L’oltraggio delle Forche Caudine (seconda parte)

Nec Samnites ipsi quid sibi faciendum in re tam laeta sciebant. Pontius accitum patrem Herennium traditur rogavisse quid fieri placeret. Is, ubi audivit inter duos saltus clausum esse exercitum Romanum, dixit aut omnes esse occidendos, ut vires frangerentur, aut omnes dimittendos esse incolumes, ut beneficio obligarentur. Narrant neutram sententiam acceptam esse: interea Romani necessitate victi legatos mittere qui pacem petere iussi sunt. Pax concessa est ea lege ut omnes sub iugum ire cogerentur. Itaque paludamenta consulibus detracta, ipsique primi sub iugum missi deinde singulae legiones: circumstabant armati hostes exprobrantes illudentesque; dici potest Romanis e saltu egressis lux ipsa morte tristior fuisse: pudor fugere colloquia et coetus hominum cogebat. Sero Romam ingressi sunt et se in suis quisque aedibus abdiderunt.

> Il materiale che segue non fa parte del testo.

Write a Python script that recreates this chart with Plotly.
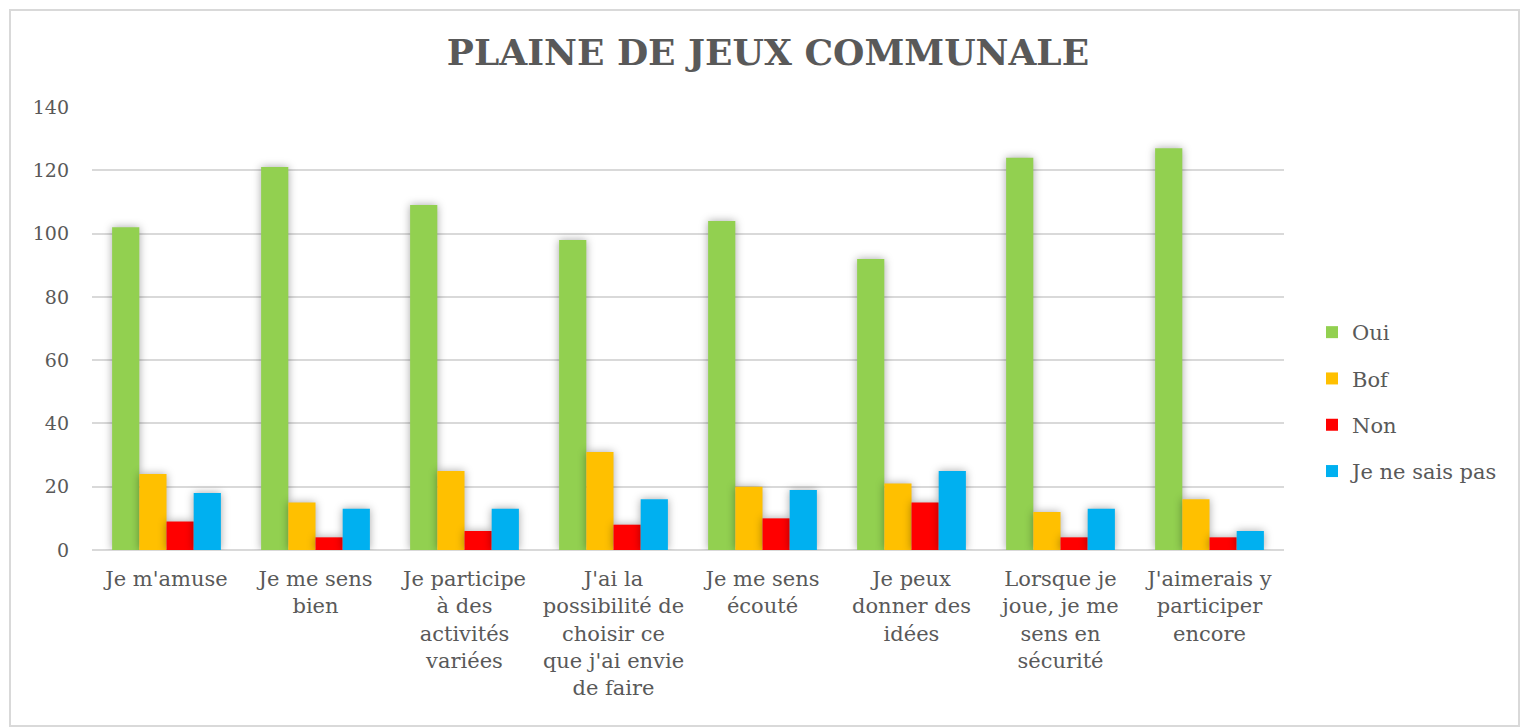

Neppure i Sanniti sapevano che cosa dovessero fare in una situazione così favorevole. Si tramanda che Ponzio chiese al padre Erennio, che era stato fatto venire, cosa sembrasse opportuno che si facesse. Egli, quando udì che l’esercito Romano era bloccato tra due gole, disse che o dovevano essere tutti uccisi, affinché venissero indebolite le loro forze armate, o dovevano essere tutti lasciati andare incolumi, affinché fossero resi obbligati dal beneficio. Narrano che nessuna delle due proposte venne accolta: intanto ai Romani, vinti dalla situazione critica, fu ordinato di mandare gli ambasciatori a chiedere la pace. La pace fu concessa a patto che tutti fossero disposti a passare sotto il giogo. Quindi, tolte le divise militari ai consoli, essi stessi per primi furono mandati sotto il giogo, poi le legioni una ad una: i nemici armati li attorniavano biasimandoli e deridendoli; si potrebbe dire che per i Romani, usciti dalla gola, la luce stessa fu più dolorosa della morte: la vergogna li spingeva ad evitare le conversazioni e i concialiboli degli uomini. Entrarono a Roma di notte e ciascuno si nascose nella propria abitazione.